Review Date: January 9, 2010
Reviewer: Alex J. Mili Jr., Delaware
It is evident that Urofsky is an outstanding history professor at UCV because the chapters of this book are pedagogically arranged like a syllabus for a graduate-level seminar course. This book is lengthy and comprehensive, but easily digested and well organized. I am a big fan of David McCullough's presidential biographies (Truman, John Adams) because McCullough takes that same professorial approach to the organization and content of his writing. Urofsky is in the same league as McCullough.
Before reading this book, I knew Brandeis only for his infamous Brandeis Brief in Muller v. Oregon and his tenure on the U.S. Supreme Court. This book shows that those events were mere chapters in the extraordinary life of Brandeis. That is why I also recommend this book to anyone who may not necessarily be interested in Brandeis or the Supreme Court, but who simply enjoys the study of U.S. history.
Brandeis is the product of the Progressive Era, and this book provides a deep and scholarly understanding of that era, including some in-depth coverage of other notable Progressive Era figures, such as Robert LaFollette and Woodrow Wilson. Urofsky does not even discuss Brandeis's tenure on the Supreme Court until more than half way through the book. The first half mostly covers Brandeis's various reform movements, including his efforts to change industrial insurance into savings bank insurance, his infamous law review article on the right to privacy that later became the springboard for a new area of tort law, his fight against railroad monopolies, his role as mediator in the early days of the unionized labor movement, his shakedown of the Taft Administration in the Pinchot-Bollinger affair (an interesting foreshadow of the tensions to come when Brandeis and Taft would later serve together on the U.S. Supreme Court), and his wise counsel to Woodrow Wilson during the 1912 Presidential campaign.
Urofsky's professorial approach enables the average reader to clearly understand the complex historical, political, social and moral background for each of these reform movements. For example, Urofsky provides a simplified "Business 101 style" explanation of the insurance industry, which gives Brandeis's reform efforts in that area a perspective that any other historian might overlook. As another example, Urofsky provides a clear context of American Zionism (Jewish-American awareness of the need for a Jewish homeland in Palestine) against the backdrop of Teddy Roosevelt's suspicion of hyphenated Americans (Roosevelt believed you had to be either Jewish or American but not Jewish-American).

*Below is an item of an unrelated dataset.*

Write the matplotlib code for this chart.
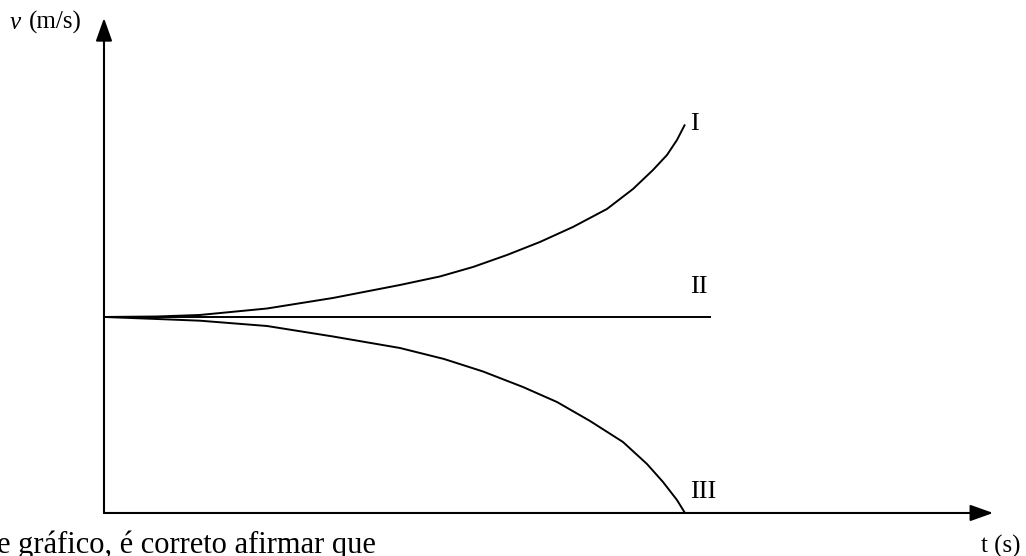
import matplotlib
matplotlib.use("Agg")
import matplotlib.pyplot as plt

plt.rcParams['font.family'] = ['Liberation Serif', 'DejaVu Serif']

# Curve data (t in arbitrary seconds, v in arbitrary m/s)
t_I = [0, 0.914, 1.655, 2.810, 3.948, 5.103, 5.793, 6.362, 6.948, 7.517,
       8.086, 8.672, 9.121, 9.466, 9.707, 9.879, 10.017]
v_I = [4.0, 4.010, 4.041, 4.173, 4.388, 4.653, 4.827, 5.020, 5.265, 5.531,
       5.837, 6.204, 6.612, 7.000, 7.306, 7.612, 7.929]

t_II = [0, 10.46]
v_II = [4.0, 4.0]

t_III = [0, 0.914, 1.655, 2.810, 3.948, 5.103, 5.862, 6.534, 7.224, 7.810,
         8.379, 8.948, 9.362, 9.638, 9.879, 10.017]
v_III = [4.0, 3.959, 3.924, 3.816, 3.602, 3.367, 3.143, 2.888, 2.571, 2.265,
         1.878, 1.449, 1.0, 0.633, 0.265, 0.0]

curve_labels = ["I", "II", "III"]

fig = plt.figure(figsize=(10.26, 5.56), dpi=100)
ax = fig.add_axes([0, 0, 1, 1])
ax.set_xlim(-1.793, 15.897)
ax.set_ylim(-0.878, 10.469)
ax.axis('off')

lw = 1.4
line_kw = dict(color='black', lw=lw, solid_capstyle='butt', solid_joinstyle='round')
ax.plot(t_I, v_I, **line_kw)
ax.plot(t_II, v_II, **line_kw)
ax.plot(t_III, v_III, **line_kw)

# Axes with arrows
arrow_kw = dict(arrowstyle='-|>,head_length=1.4,head_width=0.5', color='black',
                lw=1.5, mutation_scale=10, shrinkA=0, shrinkB=0)
ax.annotate('', xy=(15.33, 0), xytext=(0, 0), arrowprops=arrow_kw)
ax.annotate('', xy=(0, 10.10), xytext=(0, 0), arrowprops=arrow_kw)

# Curve labels
fs_lab = 19
ax.text(10.10, 7.82, curve_labels[0], fontsize=fs_lab, ha='left', va='baseline')
ax.text(10.10, 4.49, curve_labels[1], fontsize=fs_lab, ha='left', va='baseline')
ax.text(10.10, 0.306, curve_labels[2], fontsize=fs_lab, ha='left', va='baseline')

# Axis labels
ax.text(-1.62, 9.88, "v", fontsize=18, style='italic', ha='left', va='baseline')
ax.text(-1.30, 9.88, "(m/s)", fontsize=18, ha='left', va='baseline')
ax.text(15.12, -0.80, "t (s)", fontsize=18, ha='left', va='baseline')

# Cut-off question text (as in the source excerpt)
ax.text(-1.84, -0.816, "e gráfico, é correto afirmar que", fontsize=22,
        ha='left', va='baseline')

fig.savefig("out.png", dpi=100)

For those readers who are interested in the U.S. Supreme Court, this book includes a wealth of history, with detailed chapters on Brandeis's confirmation process (he was almost Borked decades before Borking became a verb in the English vocabulary), the inner workings of the Supreme Court in the early 20th Century in surprisingly sharp contrast to the modern Court (for example, the Justices worked out of their homes because they didn't have private chambers and they paid their law clerks out of their own pockets), and Brandeis's jurisprudence (particularly his contribution to the birth of administrative law).
For those who are interested Brandeis as an historical figure, the book is an exhaustive biography summed up best by the first sentence of Chapter 2: "Throughout his life, Louis Brandeis had the good fortune to be in the right place at the right time, and the courage and perspicacity to grasp the opportunities before him." The book is loaded with stories of such places, times and opportunities, most notably Brandeis's time as a student at Harvard Law School at the point in history when Langdell changed the course of legal education, but also his humble Louisville roots and his brief stop in St. Louis. In sum, this biography shows (as promised in the author's introduction) that Brandeis was idealistic (a true figure of turn-of-the-20th-century progressivism comparable to LaFollette), pragmatic (formulated the most expedient means to achieve his idealist ends), and prescient (warned against "the curse of bigness" more than one hundred years before the U.S. government bailed out businesses that were "too big to fail"). Hope these are enough reasons to buy this book.
An American for all seasons
 
Review Date: March 3, 2010
Reviewer: Klaus Hansen, Kingston, Ontario Canada
In "Louis D. Brandeis: A Life," author Melvin Urofsky has achieved, above all, three things--a history of the life and times of an American who put an indelible mark on his country at a time of monumental political, intellectual, and social change, encompassed by the progressive era; of a liberal Jew who helped in integrating the Jewish religion and culture into the American mainstream, while at the same time playing an important role in the development of Zionism; and who as a justice on the United States Supreme court helped reshape the legal foundations of the Amerian republic to the benefit of a broader population base.
Wonderful book
 
Review Date: February 1, 2010
Reviewer: James T. Ranney, Philadelphia, PA
This is one of the best books I have ever read on the law. Every attorney, judge, law professor, and law student should read this book. It not only describes a life well lived, it describes an important era in American legal history. I learned more of true significance about several courses in law school (including constitutional law, economic regulation, and antitrust) than I learned in law school.